Operation Mudbank

This was a programme of US naval operations against Japanese positions on the islands of Satawan and Ponape in the Caroline islands group, which were one of the Japanese bastion areas scheduled for isolation as the US forces progressed across the Pacific (29 April/1 May 1944).

Satawan is an atoll in the Mortlock islands group within the central part of the Caroline islnds group, some 180 miles (290 km) to the south-east of Truk atoll. In World War II the Japanese built a small airfield on Satawan islet.

Some versions of the 'Orange' colour-coded US inter-war contingency plan for war with Japan called for the seizure of Satawan as an intermediate base for a drive across the Pacific to relieve the Philippine islands group.

Ponape is a comparatively large island in the eastern part of the Caroline islands group. Rugged and heavily forested, it is roughly circular with a diameter of about 19 miles (30.5 km) and rises in the south central area to a maximum height of 2,566 ft (782 m). The island is surrounded by a reef and has a good anchorage.

The Japanese undertook considerable development of the island, and its inhabitants were moderately loyal to the Japanese empire, providing some hundreds of workers for other islands. By the outbreak of the Pacific War, Ponape had a seaplane base, and was protected by one coastal artillery battery and two anti-aircraft batteries. The Japanese had completed an airstrip by a time early in 1944 on an islet just to the north of the island’s capital, Colonia, on the north coast of the main island, and were working on a second airstrip.

On 12 February 1944 six Japanese flying boats staged through Ponape from the major base at Truk atoll for an attack which destroyed the US Marine Corps' main supply dumps on newly captured Roi-Namur. The Allies responded with attacks by the US 7th AAF from Tarawa between 15 and 26 February.

'Mudbank' included the shore bombardment of the Japanese military facilities on several occasions by ships including the battleships Iowa and Massachusetts, and attacks by the aircraft of the light carrier Cowpens. On 30 April a task group of nine heavy cruisers under the command of Rear Admiral Jesse B. Oldendorf undertook a gunfire bombardment of Satawan island with some 800 8-in (203-mm) and 1,200 5-in (127-mm) rounds to destroy the island’s airstrip, which was one of the primary reason why the islands of the Mudlark island group had a garrison of 753 army personnel and six medium tanks under the command of Colonel Masatake Tobita, as well as 257 naval personnel.

The bombardment of Satawan was planned and executed largely to provide the crews of the ships with a change from the constant diet of false alarms they had suffered while escorting carrier attacks.

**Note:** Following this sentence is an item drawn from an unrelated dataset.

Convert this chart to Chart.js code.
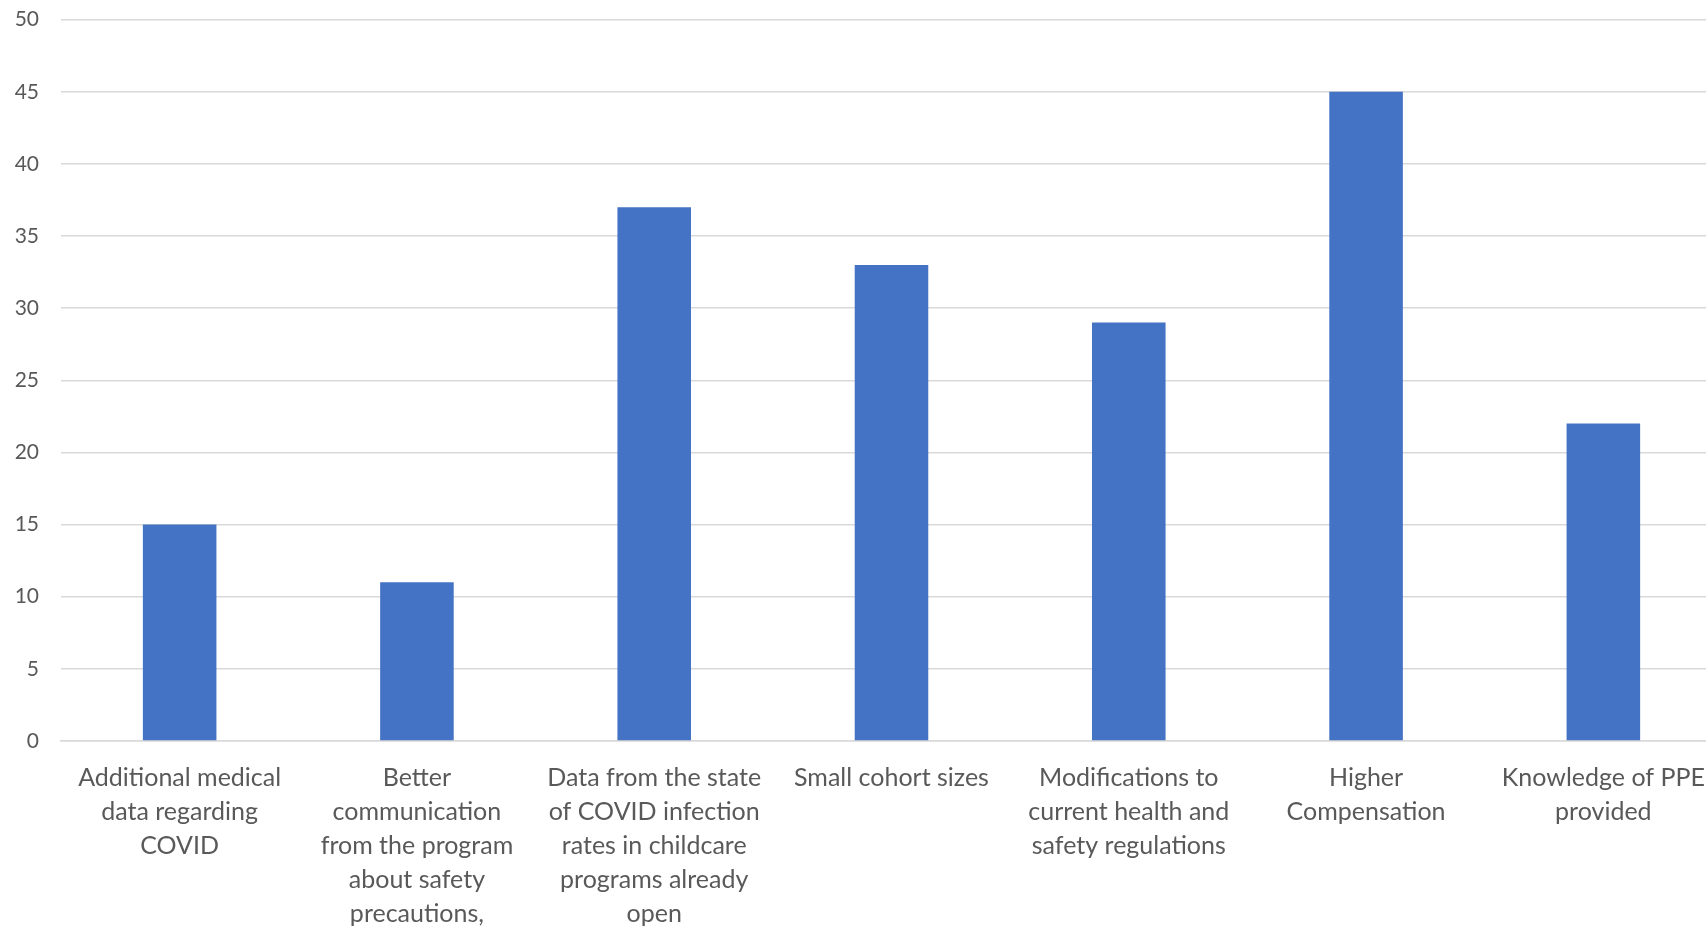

There was no return fire and the only damage seen to have been caused was the destruction of an ammunition dump and a fuel storage tank. The island was then bypassed by the Allied counter-offensive.

On 1 May Vice Admiral Willis A. Lee’s Task Group 58.7 with the battleships Iowa, New Jersey, Massachusetts, North Carolina, South Dakota and Alabama, covered by Rear Admiral Joseph J. Clark’s TG58.1 with the fleet carrier Hornet, light carriers Bataan, Belleau Wood and Cowpens, and 14 destroyers, undertook a gunfire bombardment of Ponape island, which had a Japanese garrison of about 2,000 naval personnel under the command of Captain Captain Jun Naito and 5,984 army personnel of the 3rd South Sea Detachment (later the 52nd Independent Mixed Brigade under the command of Major General Masao Watanabe.

This bombardment had been devised largely as a training exercise, for there were few worthwhile targets left on the island, and the battle line had never before operated as a unit. The island was then bypassed by the Allied counter-offensive.

These forces then headed to the east for an attack on the surviving Japanese targets in the Eniwetok and Majuro atolls of the Marshall islands group.